For the reasons set forth above, we will affirm the district court's order except that we will vacate that portion of the order that awards back pay in the amount of [p128] $14,000 and will remand to the district court so that it can make a determination with respect to the award of post-judgment interest and pre-judgment interest before re-entering that portion of its order.
- In light of the district court's finding of the reason for the discharge, the mixed motivation cases are not implicated. Other courts have held that there is a violation of section 15(a)(3) whenever a retaliatory motive is a determinative factor in the decision to discharge the employee. See Brennan v. Maxey's Yamaha, Inc., 513 F.2d 179, 181 (8th Cir. 1975); Goldberg v. Bama Manufacturing Corp., 302 F.2d 152, 154-57 (5th Cir. 1962). Such a holding is consistent with the standard we apply in other discrimination cases. See, e.g., Gavalik v. Continental Can Co., 812 F.2d 834, slip op. at 153-54 (3d Cir. 1987) (interference with protected rights under ERISA); Dreyer v. Arco Chemical Co., 801 F.2d 651, 653 (3d Cir. 1986) (Age Discrimination in Employment Act).
- We note that it is uncontradicted that Banyas provided information about Richardson's violation of the overtime provisions of the FLSA to the compliance officer. He was fired shortly after the Richardsons learned of this cooperation. The trial court's decision did not rest on this fact.
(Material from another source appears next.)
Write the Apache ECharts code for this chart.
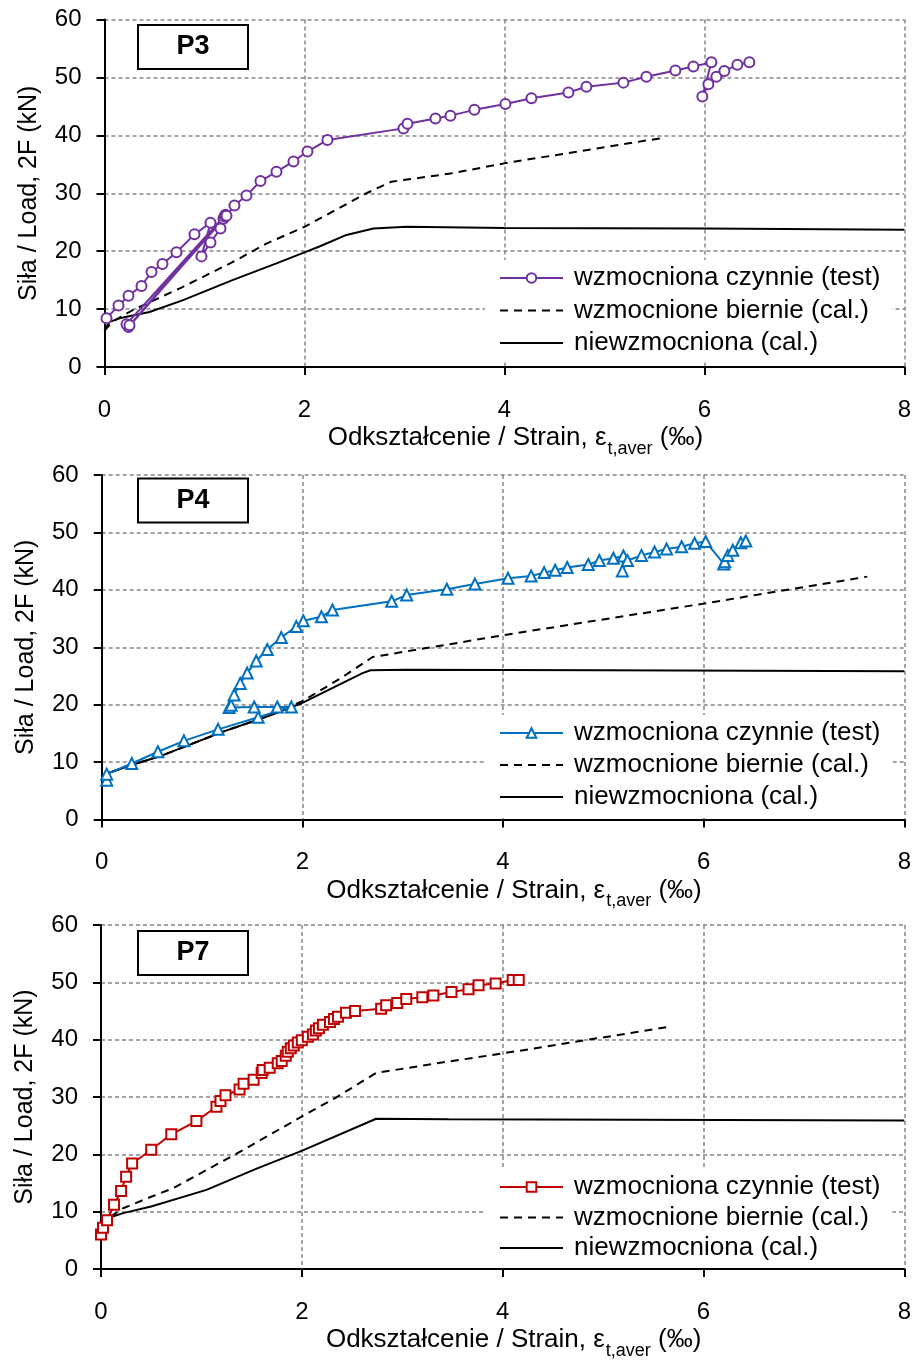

- Language in cases referred to by Richardson where the courts found the employees were discharged solely for reasons unrelated to retaliation is inapposite here. See Donovan v. Hanna Systems, Inc., 25 Wage & Hour Cas. (BNA) 468, 93 Lab. Cas. (CCH) P 34,176, 44,498, 44,500 n.2 (D. Md. 1982); Wirtz v. C.H. Valentine Lumber Co., 236 F. Supp. 616, 620 (E.D. S.C. 1964).
- Act of Aug. 23, 1842, ch. 188, § 8, 5 stat. 516, 518.
- The court's exercise of its discretion requires more of an explanation than the mere statement "Let's not gild the lily." We cannot exercise our review function without a statement of reasons. See United States v. Criden, 648 F.2d 814, 819 (3d Cir. 1981).